### YOUR INSTRUCTIONS
Quote from the first line below through the line that contains "W, H = 1239, 1113", both included, and leave the pictures out.

### SUPPLIED INFORMATION
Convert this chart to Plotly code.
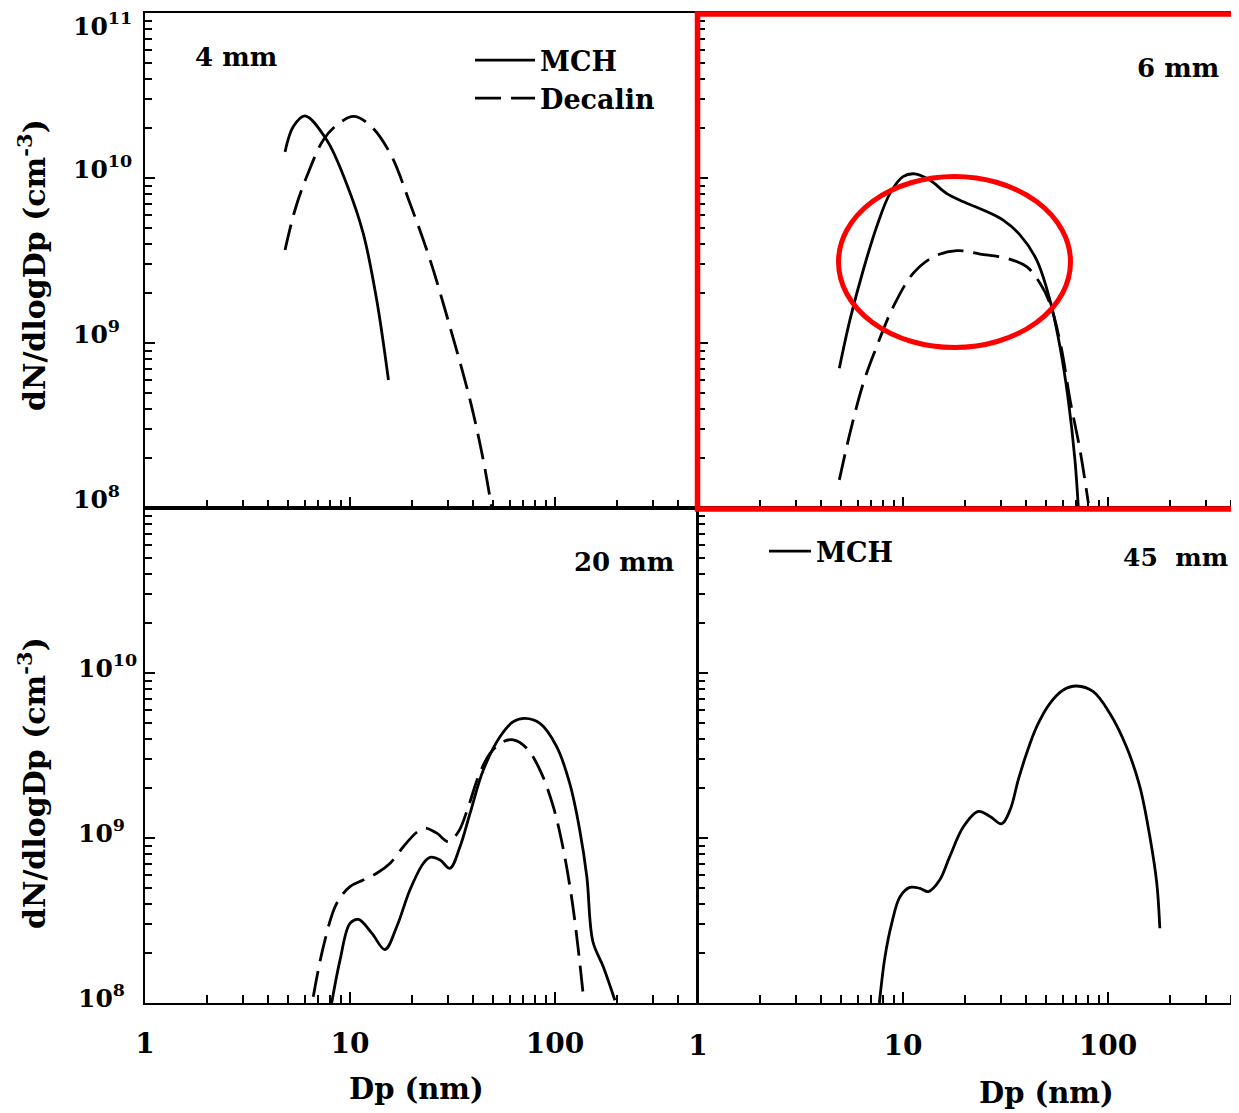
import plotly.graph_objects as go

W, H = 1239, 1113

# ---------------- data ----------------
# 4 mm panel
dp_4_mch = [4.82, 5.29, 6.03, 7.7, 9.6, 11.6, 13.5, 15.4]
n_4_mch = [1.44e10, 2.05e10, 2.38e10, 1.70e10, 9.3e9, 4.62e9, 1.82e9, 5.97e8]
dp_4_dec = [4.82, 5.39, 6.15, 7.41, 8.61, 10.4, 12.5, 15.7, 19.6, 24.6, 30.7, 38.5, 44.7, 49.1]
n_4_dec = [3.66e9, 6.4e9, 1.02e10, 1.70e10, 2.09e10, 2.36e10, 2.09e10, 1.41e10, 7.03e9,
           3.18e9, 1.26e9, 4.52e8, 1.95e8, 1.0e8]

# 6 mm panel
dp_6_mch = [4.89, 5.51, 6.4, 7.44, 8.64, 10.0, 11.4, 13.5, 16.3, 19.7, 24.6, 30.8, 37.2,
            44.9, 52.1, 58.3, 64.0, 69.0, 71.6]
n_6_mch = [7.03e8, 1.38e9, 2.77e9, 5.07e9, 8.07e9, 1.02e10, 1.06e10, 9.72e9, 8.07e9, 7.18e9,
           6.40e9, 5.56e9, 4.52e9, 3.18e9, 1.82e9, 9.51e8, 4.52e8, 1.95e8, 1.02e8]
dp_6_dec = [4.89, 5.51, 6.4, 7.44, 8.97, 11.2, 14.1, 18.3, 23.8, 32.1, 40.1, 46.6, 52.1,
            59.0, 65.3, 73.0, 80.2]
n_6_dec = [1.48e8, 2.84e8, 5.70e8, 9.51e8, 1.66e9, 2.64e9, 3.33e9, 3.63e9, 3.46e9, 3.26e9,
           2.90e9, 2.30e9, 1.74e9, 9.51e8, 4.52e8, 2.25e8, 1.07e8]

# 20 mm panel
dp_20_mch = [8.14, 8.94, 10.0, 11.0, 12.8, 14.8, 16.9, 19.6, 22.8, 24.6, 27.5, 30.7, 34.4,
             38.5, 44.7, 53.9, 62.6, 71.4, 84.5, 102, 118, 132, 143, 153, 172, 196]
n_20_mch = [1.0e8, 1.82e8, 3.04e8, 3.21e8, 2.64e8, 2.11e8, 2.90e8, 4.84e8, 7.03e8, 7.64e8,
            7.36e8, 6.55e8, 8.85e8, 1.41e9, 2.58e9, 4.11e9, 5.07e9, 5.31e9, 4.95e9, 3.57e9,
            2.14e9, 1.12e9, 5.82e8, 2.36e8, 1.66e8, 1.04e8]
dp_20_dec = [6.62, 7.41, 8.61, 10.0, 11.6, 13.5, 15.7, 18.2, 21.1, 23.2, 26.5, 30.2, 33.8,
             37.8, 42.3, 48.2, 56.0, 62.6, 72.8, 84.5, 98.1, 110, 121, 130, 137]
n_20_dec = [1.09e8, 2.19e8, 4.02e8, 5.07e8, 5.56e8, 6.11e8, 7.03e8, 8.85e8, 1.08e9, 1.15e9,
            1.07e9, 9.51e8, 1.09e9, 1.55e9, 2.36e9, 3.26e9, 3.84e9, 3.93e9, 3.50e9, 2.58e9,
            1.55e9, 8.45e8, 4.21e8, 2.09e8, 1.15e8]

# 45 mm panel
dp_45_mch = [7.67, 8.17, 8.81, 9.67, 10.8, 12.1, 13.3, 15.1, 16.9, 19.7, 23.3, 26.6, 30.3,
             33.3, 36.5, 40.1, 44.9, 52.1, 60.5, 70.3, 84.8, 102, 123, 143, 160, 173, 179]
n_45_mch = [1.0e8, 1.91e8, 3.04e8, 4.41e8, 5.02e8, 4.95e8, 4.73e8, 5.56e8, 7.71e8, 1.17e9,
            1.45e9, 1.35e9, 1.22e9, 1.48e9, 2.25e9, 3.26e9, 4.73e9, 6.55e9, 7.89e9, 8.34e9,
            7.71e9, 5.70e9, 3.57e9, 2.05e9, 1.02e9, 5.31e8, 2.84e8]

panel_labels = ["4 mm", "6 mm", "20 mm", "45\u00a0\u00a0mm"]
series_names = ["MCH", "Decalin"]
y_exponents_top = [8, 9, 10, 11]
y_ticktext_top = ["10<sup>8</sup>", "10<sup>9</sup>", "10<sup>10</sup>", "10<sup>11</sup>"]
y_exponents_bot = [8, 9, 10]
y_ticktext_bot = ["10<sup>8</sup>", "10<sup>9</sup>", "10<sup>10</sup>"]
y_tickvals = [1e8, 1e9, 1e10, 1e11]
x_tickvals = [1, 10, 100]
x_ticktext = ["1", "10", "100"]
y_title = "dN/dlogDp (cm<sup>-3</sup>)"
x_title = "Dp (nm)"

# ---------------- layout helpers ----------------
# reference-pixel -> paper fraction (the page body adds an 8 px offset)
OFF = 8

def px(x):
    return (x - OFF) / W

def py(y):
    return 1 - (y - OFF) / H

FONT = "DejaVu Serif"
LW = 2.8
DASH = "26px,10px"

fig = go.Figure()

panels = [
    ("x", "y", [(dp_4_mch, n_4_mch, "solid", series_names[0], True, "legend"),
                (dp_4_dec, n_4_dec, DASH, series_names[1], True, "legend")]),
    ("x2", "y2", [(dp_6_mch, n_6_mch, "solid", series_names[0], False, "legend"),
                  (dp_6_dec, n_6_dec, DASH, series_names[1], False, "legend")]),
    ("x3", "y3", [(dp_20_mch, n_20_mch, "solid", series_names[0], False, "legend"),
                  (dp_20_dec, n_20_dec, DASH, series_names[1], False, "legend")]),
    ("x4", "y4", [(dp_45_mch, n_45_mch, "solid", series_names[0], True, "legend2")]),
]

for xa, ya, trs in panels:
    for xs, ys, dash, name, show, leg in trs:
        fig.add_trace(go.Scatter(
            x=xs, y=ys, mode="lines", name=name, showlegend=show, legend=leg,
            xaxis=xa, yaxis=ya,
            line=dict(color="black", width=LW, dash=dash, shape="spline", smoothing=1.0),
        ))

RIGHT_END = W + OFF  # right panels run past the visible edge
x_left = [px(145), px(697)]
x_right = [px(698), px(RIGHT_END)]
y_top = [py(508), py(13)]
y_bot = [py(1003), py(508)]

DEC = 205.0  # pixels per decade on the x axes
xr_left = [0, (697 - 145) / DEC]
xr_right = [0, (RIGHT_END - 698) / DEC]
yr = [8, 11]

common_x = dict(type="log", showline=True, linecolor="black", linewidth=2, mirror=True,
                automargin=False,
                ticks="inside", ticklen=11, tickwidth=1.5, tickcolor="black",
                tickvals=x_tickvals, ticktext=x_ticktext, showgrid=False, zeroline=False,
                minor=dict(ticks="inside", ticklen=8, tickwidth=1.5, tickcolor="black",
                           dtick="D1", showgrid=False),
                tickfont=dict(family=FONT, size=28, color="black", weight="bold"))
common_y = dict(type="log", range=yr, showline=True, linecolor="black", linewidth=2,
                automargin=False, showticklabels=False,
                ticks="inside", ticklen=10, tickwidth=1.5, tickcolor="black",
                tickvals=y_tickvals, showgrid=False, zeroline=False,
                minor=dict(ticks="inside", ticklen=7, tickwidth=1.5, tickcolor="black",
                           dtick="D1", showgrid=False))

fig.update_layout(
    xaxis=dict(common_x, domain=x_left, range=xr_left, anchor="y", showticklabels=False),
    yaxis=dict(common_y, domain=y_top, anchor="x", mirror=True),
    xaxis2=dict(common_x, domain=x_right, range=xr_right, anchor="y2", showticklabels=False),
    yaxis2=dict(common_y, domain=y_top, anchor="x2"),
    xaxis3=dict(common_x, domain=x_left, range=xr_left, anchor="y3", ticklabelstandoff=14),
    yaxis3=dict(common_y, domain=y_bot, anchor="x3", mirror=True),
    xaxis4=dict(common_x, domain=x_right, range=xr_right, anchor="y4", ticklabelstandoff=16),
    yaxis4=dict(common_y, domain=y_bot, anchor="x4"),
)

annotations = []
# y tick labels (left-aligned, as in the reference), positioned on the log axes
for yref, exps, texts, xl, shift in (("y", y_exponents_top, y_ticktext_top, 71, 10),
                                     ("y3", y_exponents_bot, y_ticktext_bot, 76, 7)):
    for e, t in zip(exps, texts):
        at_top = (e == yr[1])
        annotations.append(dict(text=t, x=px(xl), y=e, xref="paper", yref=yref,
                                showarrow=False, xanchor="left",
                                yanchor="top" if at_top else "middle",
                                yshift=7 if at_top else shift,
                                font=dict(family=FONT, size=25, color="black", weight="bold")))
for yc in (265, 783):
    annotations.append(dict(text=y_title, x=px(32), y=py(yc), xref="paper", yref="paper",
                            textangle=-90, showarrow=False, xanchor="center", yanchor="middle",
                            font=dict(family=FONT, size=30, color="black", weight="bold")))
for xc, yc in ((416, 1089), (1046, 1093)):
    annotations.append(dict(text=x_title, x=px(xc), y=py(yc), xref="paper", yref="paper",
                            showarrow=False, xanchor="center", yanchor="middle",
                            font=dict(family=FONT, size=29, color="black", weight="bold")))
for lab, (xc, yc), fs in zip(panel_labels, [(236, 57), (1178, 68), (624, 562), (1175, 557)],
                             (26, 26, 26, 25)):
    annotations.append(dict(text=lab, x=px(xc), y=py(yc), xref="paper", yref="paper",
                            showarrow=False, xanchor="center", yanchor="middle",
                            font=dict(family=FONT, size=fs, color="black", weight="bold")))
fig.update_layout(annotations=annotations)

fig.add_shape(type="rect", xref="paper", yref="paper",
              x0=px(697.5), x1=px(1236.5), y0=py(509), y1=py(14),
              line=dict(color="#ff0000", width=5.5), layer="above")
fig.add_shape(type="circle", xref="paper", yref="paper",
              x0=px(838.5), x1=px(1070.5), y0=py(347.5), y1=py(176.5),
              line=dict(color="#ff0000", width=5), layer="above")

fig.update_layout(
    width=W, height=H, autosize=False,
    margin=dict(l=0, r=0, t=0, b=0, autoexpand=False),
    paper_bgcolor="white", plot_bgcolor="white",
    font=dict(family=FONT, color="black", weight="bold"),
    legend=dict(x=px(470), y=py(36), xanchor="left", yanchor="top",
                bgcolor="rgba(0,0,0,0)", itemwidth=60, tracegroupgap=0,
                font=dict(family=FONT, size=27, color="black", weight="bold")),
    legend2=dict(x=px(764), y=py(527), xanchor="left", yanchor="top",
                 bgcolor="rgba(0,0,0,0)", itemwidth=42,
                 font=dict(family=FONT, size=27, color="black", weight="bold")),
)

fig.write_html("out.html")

### OUTPUT OF THE TASK
Convert this chart to Plotly code.
import plotly.graph_objects as go

W, H = 1239, 1113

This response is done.